Insolvência. Plano de insolvência. Aprovação. Homologação. Violação não negligenciável. Princípio par conditio creditorum

INSOLVÊNCIA. PLANO DE INSOLVÊNCIA. APROVAÇÃO. HOMOLOGAÇÃO. VIOLAÇÃO NÃO NEGLIGENCIÁVEL. PRINCÍPIO PAR CONDITIO CREDITORUM
APELAÇÃO Nº
1006/15.0T8LRA-D.C1
Relator: ANTÓNIO CARVALHO MARTINS
Data do Acordão: 09-05-2017
Tribunal: Tribunal Judicial da Comarca de Leiria – Leiria – Juízo Comércio – Juiz 1
Legislação: ARTS.72, 74, 207, 209, 212, 214, 215, 216 CIRE
Sumário:

  1. Não é suficiente para fundamentar o pedido de recusa da homologação do plano de insolvência o voto em contrário na deliberação de aprovação.
  2. O voto em contrário na deliberação de aprovação e a oposição à aprovação do plano de insolvência consubstanciam, duas realidades distintas, impondo o pedido de recusa de homologação do plano a alegação (atempada) e a demonstração “em termos plausíveis” de um qualquer dos fundamentos consagrados nas alíneas a) e b) do art. 216º do CIRE.
  3. Uma vez aprovado pelos credores, o plano de insolvência é sujeito a um segundo controlo jurisdicional [o “primeiro” ou “inicial” controlo jurisdicional é o a que alude o art. 207º do mesmo CIRE ), necessitando de ser homologado por sentença judicial, para que seja plenamente eficaz (cfr. arts. 214º a 216º do CIRE)

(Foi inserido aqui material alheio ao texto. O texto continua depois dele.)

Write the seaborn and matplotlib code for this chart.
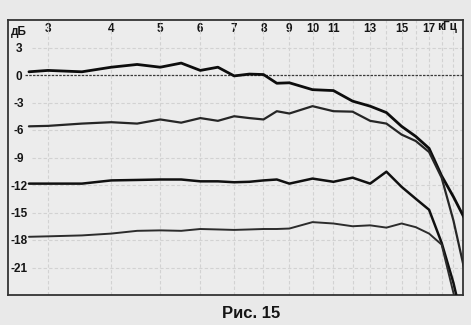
import numpy as np
import pandas as pd
import matplotlib
matplotlib.use("Agg")
import matplotlib.pyplot as plt
from matplotlib.ticker import FixedLocator, NullFormatter, NullLocator
import seaborn as sns

# ---- data ----
freq_khz = [2.75, 3, 3.5, 4, 4.5, 5, 5.5, 6, 6.5, 7, 7.5, 8, 8.5, 9,
            10, 11, 12, 13, 14, 15, 16, 17, 18, 19, 20]
curve_0db = [0.35, 0.5, 0.35, 0.85, 1.15, 0.85, 1.3, 0.5, 0.85, -0.1, 0.1, 0.05, -0.9, -0.85,
             -1.6, -1.7, -2.85, -3.4, -4.1, -5.6, -6.7, -8.0, -11.0, -13.3, -15.7]
curve_6db = [-5.6, -5.55, -5.3, -5.15, -5.3, -4.85, -5.2, -4.7, -5.0, -4.5, -4.7, -4.85, -3.95, -4.2,
             -3.4, -3.95, -4.0, -5.0, -5.3, -6.5, -7.2, -8.4, -11.2, -15.9, -21.4]
curve_12db = [-11.85, -11.85, -11.85, -11.5, -11.45, -11.4, -11.4, -11.6, -11.6, -11.7, -11.65, -11.5, -11.4, -11.85,
              -11.3, -11.65, -11.2, -11.85, -10.55, -12.2, -13.5, -14.7, -18.3, -22.7, -28.0]
curve_18db = [-17.65, -17.6, -17.5, -17.3, -17.0, -16.95, -17.0, -16.8, -16.85, -16.9, -16.85, -16.8, -16.8, -16.75,
              -16.05, -16.2, -16.5, -16.4, -16.65, -16.2, -16.6, -17.3, -18.5, -23.8, -28.0]

x_ticks = [3, 4, 5, 6, 7, 8, 9, 10, 11, 13, 15, 17]
x_tick_labels = ["3", "4", "5", "6", "7", "8", "9", "10", "11", "13", "15", "17"]
y_ticks = [3, 0, -3, -6, -9, -12, -15, -18, -21]
y_tick_labels = ["3", "0", "-3", "-6", "-9", "-12", "-15", "-18", "-21"]
grid_khz = list(range(3, 20))

sns.set_theme(style="white")
plt.rcParams['font.family'] = ['Liberation Sans', 'DejaVu Sans']

W, H = 471, 325
fig = plt.figure(figsize=(W / 100, H / 100), dpi=100, facecolor="#e9e9e9")
ax = fig.add_axes([8 / W, 1 - 295 / H, (463 - 8) / W, (295 - 20) / H])
ax.set_facecolor("#ececec")

ax.set_xscale("log")
ax.set_xlim(2.5, 19.84)
ax.set_ylim(-24, 6)

# grid
for f in grid_khz:
    ax.axvline(f, color="#d2d2d2", lw=0.8, ls=(0, (3, 2)), zorder=1)
for v in y_ticks:
    if v != 0:
        ax.axhline(v, xmin=(32 - 8) / 455, color="#d2d2d2", lw=0.8, ls=(0, (3, 2)), zorder=1)
ax.axhline(0, xmin=(25 - 8) / 455, color="#3a3a3a", lw=0.9, ls=(0, (2, 1)), zorder=2)

series = [
    (curve_0db, "#0d0d0d", 2.0),
    (curve_6db, "#262626", 1.6),
    (curve_12db, "#101010", 1.8),
    (curve_18db, "#2c2c2c", 1.4),
]
for vals, col, lw in series:
    df = pd.DataFrame({"f": freq_khz, "db": vals})
    sns.lineplot(data=df, x="f", y="db", ax=ax, color=col, lw=lw, sort=False,
                 estimator=None, zorder=3)

ax.set_xlabel("")
ax.set_ylabel("")

# x ticks at top, labels inside the frame
ax.xaxis.tick_top()
ax.xaxis.set_major_locator(FixedLocator(x_ticks))
ax.xaxis.set_minor_locator(NullLocator())
ax.xaxis.set_minor_formatter(NullFormatter())
ax.set_xticks(x_ticks)
ax.set_xticklabels(x_tick_labels, fontsize=8.5, fontweight="bold", color="#151515")
ax.tick_params(axis="x", which="both", length=0, pad=-10.5)

ax.set_yticks(y_ticks)
ax.set_yticklabels(y_tick_labels, fontsize=8.5, fontweight="bold", color="#151515", ha="center")
ax.tick_params(axis="y", length=0, pad=-8)

ax.text((437 - 8) / 455, 1 - (27 - 20) / 275, "кГц", transform=ax.transAxes,
        ha="left", va="center", fontsize=8.5, fontweight="bold", color="#151515")
ax.text((19 - 8) / 455, 1 - (32 - 20) / 275, "дБ", transform=ax.transAxes,
        ha="center", va="center", fontsize=8.5, fontweight="bold", color="#151515")

for s in ax.spines.values():
    s.set_visible(True)
    s.set_color("#333333")
    s.set_linewidth(1.3)

fig.text(251 / W, 1 - 313 / H, "Рис. 15", ha="center", va="center",
         fontsize=12, fontweight="bold", color="#151515")

fig.savefig("out.png", dpi=100, facecolor=fig.get_facecolor())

  4. A formulação da al. a) do nº1 do art. 216º CIRE. implica que se proceda a um exercício intelectual de prognose, por vezes complexo, que se traduz em comparar o que se antevê resultar da homologação do plano, para o reclamante, com aquilo que aconteceria na ausência dele.
  5. Só releva a violação que seja susceptível de influir no exame e na decisão da causa, que comprometa, irremediavelmente, o fim que a lei se propunha atingir; quando a ofensa da lei não tenha este efeito patológico, a violação é negligenciável ou desprezável, e o juiz fica autorizado a declarar irrelevante a nulidade correspondente.
  6. Nos termos do artº 215º do CIRE, o juiz pode recusar, oficiosamente, a homologação do plano aprovado na assembleia de credores, no caso em que ocorrer violação não negligenciável de regras procedimentais, ou das normas aplicáveis ao seu conteúdo, qualquer que seja a sua natureza.
  7. Entende-se por regras procedimentais as que visam regular a forma como deverá desenrolar-se o processo, enquanto as segundas se reportarão ao dispositivo do plano de revitalização, bem como aos princípios que lhe devam estar subjacentes.
  8. A lei não define o que são vícios não negligenciáveis, e tem-se entendido que revestem tal natureza todas as violações de normas imperativas que acarretem a produção de um resultado que a lei não autoriza, diversamente se verificando quanto às infracções que afectem, tão só as regras de tutela particular, que podem ser afastadas com o consentimento do protegido, sem deixar de atender, por razoável, o critério geral utilizado pela própria lei processual no art.º 195, do CPC.
  9. Em função do disposto no nº 1 do artº 216º do CIRE, a homologação deve ser recusada também quando, a pedido de algum credor, se demonstre em ternos plausíveis, que a sua situação ao abrigo do plano é previsivelmente menos favorável do que a que interviria na ausência dele ou que o plano proporciona a algum credor um valor económico superior ao montante nominal dos seus créditos acrescido do valor das eventuais contribuições que ele deva prestar.
  10. Dentro da mesma categoria há motivos para destrinçar, conforme o grau hierárquico que couber aos vários créditos e que a ponderação das circunstâncias de cada situação pode justificar outros alinhamentos, nomeadamente tendo em conta as fontes do crédito. O plano deve, pois, tratar de forma igual o que é igual e desigualmente o que é desigual. O princípio da igualdade dos credores supõe, assim, uma comparação de situações, a realizar a partir de determinado ponto de vista. O Tribunal deve limitar-se a analisar se a regulação desigual da situação dos credores é manifestamente desadequada, por inexistência de fundamento razoável e relevante.
  11. O princípio da igualdade dos credores “par conditio creditorum” não confere, aos que deles beneficiam, um direito absoluto. Esse direito de crédito pode sofrer afrouxamento ou restrição como decorre do texto constitucional que contempla, a par do princípio da igualdade, o princípio da proporcionalidade e da proibição do arbítrio coenvolvidos na legalidade do exercício de direitos e deveres.